I’ve worked on projects where we had a single coordinator for both companies to manage the flow of confidential information and all disclosures and receipts had to flow through those individuals. The coordinator would limit access to only those authorized on a “need to know” basis. Copies were numbered and bound with instructions not to make any copies. Individuals had to sign for each access including what information they accessed.

When the obligation to maintain the confidential information has either expired or been excused we would collect all information and copies. Verify them against our log and records, and then depending upon the requirement of the contract either return or destroy all copies and if required certify the destruction of such materials.

Where managing confidential information is extremely important is when you may have development of products that may compete with the discloser or you do work with suppliers or subcontractors that compete with the discloser. It’s in those instances where you may need to show all the steps that you took to make sure that the information was protected as required and your product or your supplier or subcontractor’s products were independently developed with no involvement from your people that had access to the information and might have it retained in their minds.

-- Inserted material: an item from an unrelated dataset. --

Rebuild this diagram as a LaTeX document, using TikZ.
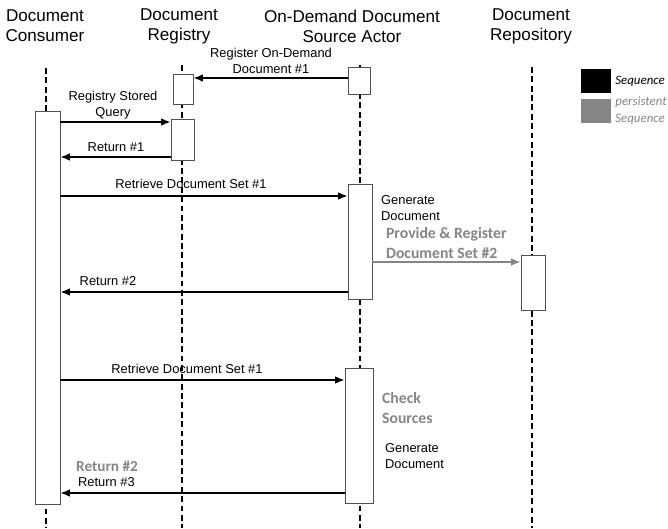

The last reason for managing it contractually and internally is unlike other contracts most CDA’s or NDA’s have no limitation on the type of damages that may be claimed. They also don’t have limits on the amount of damages that may be claimed. In some locations, as a further deterrent to breaching the obligation of confidentiality, there may also be penalties that may be claimed. That means in most cases you have unlimited liability and that’s why most companies keep their confidentiality agreements separate from their other agreements in which there may be limits on both remedies and amounts of damages.